§ **What is required**:
Report how many lines of these entries hold the string "standalone"; reply with the number alone.
━━━ Data section
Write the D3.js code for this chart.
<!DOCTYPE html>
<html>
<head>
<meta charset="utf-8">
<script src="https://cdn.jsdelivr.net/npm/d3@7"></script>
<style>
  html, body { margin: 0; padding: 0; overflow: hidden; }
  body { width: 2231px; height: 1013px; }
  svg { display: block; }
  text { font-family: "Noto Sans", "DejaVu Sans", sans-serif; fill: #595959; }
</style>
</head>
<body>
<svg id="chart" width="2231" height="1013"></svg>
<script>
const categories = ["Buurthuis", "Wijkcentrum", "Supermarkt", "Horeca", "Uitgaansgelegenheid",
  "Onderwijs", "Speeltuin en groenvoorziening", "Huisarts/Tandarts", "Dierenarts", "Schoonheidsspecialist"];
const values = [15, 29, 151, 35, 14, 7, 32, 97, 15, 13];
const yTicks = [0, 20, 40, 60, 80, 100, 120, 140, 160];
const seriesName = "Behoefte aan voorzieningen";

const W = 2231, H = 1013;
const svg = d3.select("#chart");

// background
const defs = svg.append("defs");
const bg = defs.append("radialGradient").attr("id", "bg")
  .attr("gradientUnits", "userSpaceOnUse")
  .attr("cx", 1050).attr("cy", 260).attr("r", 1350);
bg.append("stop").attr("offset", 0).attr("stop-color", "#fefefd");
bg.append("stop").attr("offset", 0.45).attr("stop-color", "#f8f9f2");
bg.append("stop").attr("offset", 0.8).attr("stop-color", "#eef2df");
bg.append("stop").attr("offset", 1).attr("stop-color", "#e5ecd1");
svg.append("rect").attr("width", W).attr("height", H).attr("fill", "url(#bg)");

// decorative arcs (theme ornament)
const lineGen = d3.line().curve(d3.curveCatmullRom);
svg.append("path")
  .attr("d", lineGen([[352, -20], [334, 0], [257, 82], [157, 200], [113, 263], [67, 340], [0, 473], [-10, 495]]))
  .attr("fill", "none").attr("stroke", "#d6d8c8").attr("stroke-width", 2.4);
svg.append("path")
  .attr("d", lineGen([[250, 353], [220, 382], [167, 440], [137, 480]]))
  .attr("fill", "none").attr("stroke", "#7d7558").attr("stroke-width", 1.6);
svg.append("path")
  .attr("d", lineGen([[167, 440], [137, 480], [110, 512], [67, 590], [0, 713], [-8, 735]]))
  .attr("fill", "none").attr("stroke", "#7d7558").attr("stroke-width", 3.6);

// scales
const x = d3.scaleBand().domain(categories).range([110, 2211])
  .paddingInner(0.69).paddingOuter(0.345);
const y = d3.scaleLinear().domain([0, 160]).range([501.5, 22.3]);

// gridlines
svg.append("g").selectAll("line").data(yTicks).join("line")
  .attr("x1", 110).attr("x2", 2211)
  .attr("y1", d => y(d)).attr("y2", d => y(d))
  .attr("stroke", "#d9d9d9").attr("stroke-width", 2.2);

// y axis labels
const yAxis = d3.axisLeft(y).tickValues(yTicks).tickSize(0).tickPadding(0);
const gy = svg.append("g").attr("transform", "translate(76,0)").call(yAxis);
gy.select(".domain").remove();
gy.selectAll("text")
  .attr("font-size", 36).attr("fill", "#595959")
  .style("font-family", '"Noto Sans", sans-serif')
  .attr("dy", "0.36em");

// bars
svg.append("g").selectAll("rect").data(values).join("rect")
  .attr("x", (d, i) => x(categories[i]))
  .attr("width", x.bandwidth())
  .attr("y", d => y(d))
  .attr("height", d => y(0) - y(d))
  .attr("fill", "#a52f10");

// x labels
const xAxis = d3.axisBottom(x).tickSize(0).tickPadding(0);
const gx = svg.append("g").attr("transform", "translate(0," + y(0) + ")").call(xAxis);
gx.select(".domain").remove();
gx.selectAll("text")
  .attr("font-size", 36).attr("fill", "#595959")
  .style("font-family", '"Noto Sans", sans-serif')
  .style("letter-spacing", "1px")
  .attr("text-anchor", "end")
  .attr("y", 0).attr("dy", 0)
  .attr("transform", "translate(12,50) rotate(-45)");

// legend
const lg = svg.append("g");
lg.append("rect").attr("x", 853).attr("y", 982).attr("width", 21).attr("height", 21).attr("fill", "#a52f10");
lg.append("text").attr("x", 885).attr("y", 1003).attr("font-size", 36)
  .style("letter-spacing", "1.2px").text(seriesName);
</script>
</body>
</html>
━━━━━━
━━━ Data section
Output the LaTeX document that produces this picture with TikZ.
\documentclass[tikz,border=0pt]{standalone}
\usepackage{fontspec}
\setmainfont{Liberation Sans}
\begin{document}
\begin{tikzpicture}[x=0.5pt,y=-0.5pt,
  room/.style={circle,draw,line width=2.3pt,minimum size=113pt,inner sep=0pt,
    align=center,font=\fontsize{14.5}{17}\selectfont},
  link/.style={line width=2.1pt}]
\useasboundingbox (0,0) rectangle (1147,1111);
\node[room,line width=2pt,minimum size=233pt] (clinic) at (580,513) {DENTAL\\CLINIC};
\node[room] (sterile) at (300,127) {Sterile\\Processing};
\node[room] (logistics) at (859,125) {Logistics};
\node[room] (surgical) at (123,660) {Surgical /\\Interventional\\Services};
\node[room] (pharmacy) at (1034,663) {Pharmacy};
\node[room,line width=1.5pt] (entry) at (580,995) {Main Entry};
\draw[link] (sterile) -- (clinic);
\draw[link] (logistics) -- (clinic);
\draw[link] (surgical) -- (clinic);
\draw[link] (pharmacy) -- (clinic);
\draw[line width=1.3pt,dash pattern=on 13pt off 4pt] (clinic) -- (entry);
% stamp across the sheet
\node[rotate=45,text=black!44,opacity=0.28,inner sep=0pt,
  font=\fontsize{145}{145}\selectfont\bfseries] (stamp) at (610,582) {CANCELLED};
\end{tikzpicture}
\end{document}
━━━━━━
━━━ Data section
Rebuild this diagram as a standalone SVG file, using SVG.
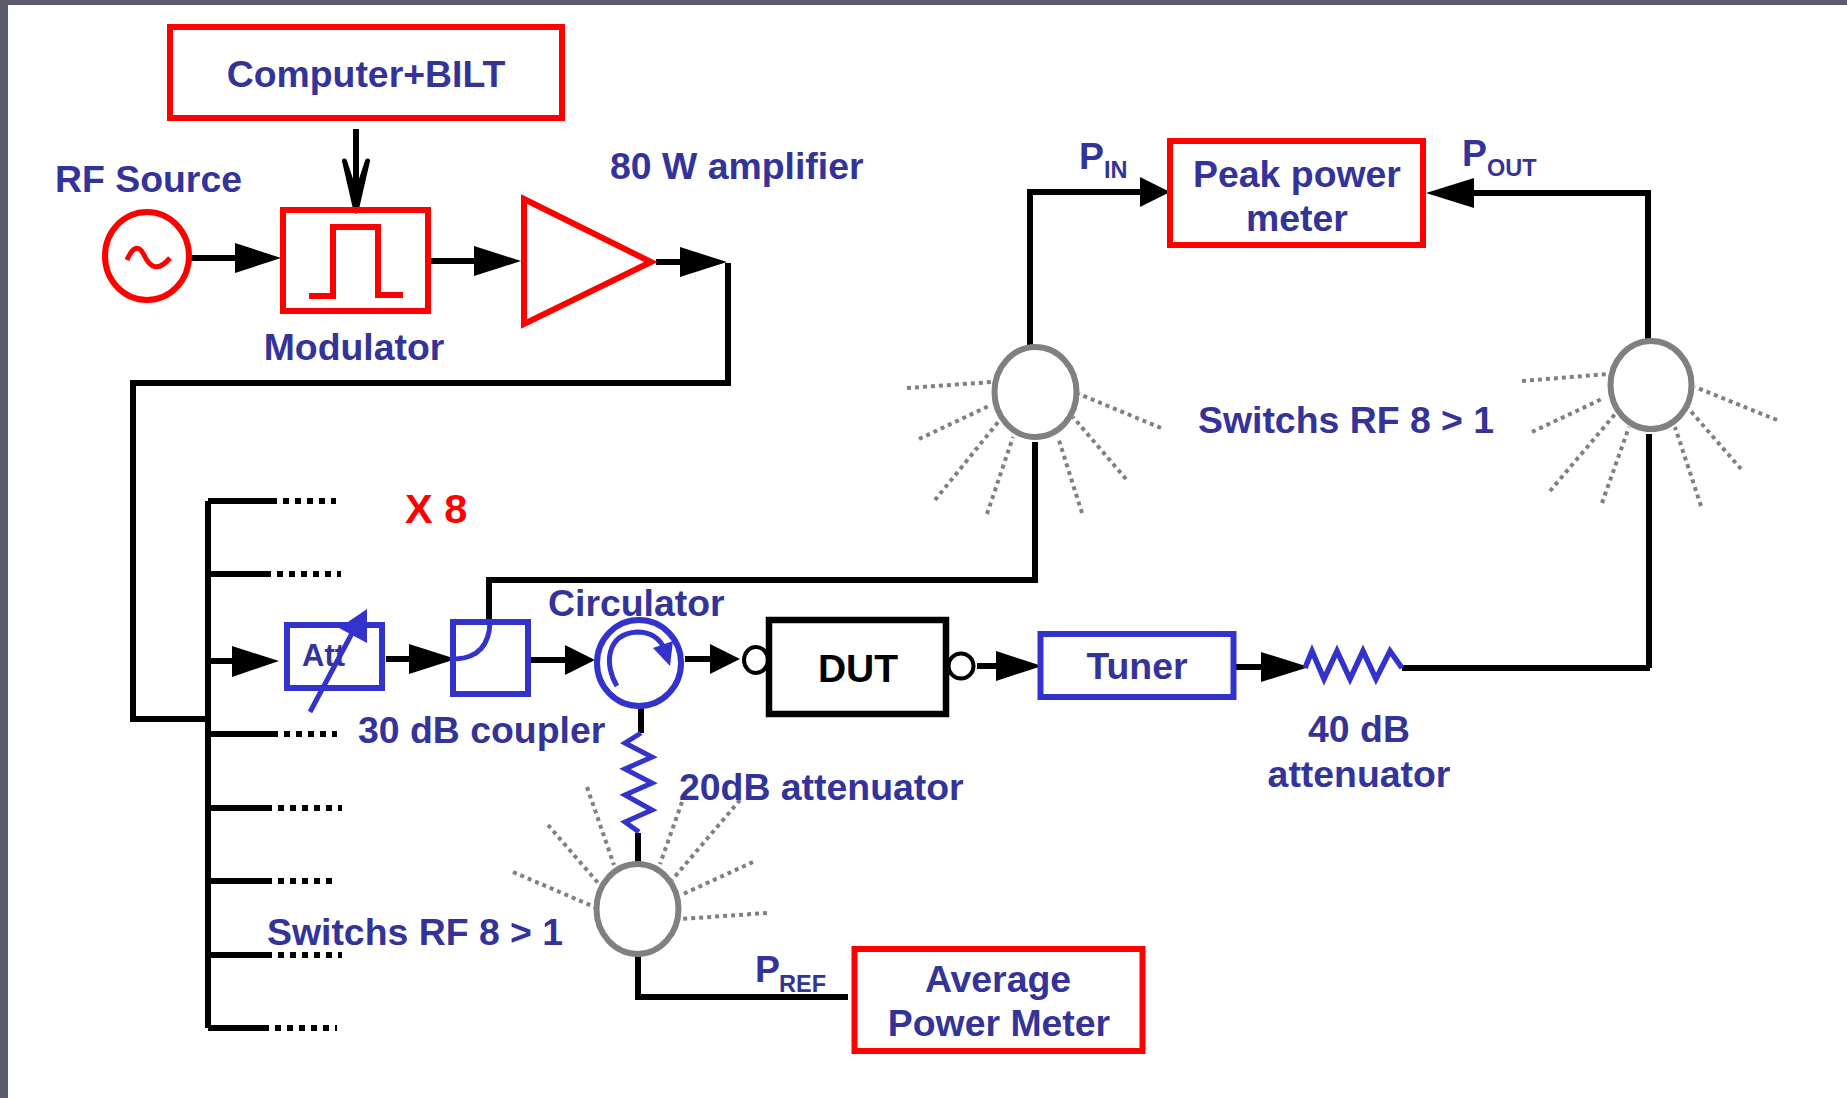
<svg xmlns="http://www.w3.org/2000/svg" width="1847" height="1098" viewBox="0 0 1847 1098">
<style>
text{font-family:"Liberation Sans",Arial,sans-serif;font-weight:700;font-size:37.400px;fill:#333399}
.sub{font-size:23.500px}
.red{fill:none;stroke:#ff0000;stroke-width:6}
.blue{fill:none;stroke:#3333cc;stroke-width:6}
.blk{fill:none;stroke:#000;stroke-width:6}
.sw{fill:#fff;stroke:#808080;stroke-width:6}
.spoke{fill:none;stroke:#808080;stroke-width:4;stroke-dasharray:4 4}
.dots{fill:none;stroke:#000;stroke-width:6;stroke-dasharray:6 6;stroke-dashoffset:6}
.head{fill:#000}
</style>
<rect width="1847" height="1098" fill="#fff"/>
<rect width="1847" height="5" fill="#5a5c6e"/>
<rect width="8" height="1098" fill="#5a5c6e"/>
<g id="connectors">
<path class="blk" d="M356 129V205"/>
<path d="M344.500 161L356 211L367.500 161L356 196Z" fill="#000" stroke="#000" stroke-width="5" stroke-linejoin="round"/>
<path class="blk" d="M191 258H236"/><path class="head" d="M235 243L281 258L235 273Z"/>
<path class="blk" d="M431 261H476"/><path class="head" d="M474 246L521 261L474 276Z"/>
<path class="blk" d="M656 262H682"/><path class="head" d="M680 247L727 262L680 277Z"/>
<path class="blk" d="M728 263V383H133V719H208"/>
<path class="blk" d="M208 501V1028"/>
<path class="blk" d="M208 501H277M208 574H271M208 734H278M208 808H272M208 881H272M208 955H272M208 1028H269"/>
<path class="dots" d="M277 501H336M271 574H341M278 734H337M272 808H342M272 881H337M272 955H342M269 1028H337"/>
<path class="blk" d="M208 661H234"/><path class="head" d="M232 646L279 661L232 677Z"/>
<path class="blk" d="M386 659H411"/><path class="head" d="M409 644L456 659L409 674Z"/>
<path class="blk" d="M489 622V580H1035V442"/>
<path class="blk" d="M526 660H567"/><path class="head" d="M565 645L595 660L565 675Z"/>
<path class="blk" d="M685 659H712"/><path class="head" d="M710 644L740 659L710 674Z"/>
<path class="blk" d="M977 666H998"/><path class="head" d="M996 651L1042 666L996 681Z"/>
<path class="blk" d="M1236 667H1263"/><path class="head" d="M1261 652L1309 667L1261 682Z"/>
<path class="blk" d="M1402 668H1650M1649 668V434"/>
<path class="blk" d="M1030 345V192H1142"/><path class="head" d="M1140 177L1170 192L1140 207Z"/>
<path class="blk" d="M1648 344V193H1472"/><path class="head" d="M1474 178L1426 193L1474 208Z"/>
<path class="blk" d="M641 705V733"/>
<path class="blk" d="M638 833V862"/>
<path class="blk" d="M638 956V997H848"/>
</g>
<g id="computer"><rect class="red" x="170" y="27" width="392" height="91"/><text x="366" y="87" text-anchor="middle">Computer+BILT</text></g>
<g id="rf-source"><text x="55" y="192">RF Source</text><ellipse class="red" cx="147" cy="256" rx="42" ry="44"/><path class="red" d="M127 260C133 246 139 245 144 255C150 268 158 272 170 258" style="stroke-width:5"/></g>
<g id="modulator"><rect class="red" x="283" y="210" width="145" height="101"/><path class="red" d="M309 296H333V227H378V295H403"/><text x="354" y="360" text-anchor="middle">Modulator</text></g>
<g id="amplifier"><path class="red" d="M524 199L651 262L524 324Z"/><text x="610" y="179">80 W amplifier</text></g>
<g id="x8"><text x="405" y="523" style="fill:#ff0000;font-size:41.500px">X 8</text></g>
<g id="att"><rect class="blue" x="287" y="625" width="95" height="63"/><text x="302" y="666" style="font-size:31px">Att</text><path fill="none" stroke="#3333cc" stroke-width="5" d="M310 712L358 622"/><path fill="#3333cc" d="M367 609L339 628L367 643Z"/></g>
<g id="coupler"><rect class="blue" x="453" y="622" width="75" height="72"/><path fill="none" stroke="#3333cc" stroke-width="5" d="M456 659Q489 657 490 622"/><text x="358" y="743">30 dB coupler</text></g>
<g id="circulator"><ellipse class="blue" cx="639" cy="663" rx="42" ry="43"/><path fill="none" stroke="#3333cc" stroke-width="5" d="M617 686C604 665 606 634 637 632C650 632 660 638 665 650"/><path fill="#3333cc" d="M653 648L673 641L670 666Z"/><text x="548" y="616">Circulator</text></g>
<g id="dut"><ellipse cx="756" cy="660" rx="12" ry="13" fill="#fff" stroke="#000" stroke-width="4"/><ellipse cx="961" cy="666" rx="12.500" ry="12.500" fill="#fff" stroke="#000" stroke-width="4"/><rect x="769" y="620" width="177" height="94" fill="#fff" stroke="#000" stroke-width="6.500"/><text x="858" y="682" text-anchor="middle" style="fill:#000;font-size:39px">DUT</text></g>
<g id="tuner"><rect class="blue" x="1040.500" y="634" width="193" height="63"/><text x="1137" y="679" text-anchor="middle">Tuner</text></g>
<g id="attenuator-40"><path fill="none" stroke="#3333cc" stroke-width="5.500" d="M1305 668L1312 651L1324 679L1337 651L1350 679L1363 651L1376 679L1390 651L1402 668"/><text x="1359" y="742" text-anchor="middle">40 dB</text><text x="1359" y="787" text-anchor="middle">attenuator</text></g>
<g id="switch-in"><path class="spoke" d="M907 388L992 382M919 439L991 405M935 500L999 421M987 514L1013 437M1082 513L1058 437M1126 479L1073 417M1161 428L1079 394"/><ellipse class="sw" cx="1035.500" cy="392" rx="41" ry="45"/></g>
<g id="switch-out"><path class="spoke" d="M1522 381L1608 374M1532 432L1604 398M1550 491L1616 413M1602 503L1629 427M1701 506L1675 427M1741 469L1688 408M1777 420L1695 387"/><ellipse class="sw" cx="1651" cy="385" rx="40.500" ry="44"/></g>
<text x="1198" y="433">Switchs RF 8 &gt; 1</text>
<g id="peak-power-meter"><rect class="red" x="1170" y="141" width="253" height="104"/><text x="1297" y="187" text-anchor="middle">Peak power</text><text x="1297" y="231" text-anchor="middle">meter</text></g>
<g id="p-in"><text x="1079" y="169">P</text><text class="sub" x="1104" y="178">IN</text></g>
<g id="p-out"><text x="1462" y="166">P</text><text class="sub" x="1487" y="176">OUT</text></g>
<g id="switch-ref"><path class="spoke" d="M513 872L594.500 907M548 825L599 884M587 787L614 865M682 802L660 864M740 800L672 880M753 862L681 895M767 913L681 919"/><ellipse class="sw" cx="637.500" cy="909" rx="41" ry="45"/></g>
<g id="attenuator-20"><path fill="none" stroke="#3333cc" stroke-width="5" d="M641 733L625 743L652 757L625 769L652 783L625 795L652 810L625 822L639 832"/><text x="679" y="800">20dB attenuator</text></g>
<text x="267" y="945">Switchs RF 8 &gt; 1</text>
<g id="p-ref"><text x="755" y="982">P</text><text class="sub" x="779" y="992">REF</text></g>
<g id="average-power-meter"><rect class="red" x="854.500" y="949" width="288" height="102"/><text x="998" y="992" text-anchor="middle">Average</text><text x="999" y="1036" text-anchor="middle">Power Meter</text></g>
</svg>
━━━━━━
§ **Written solution**:
2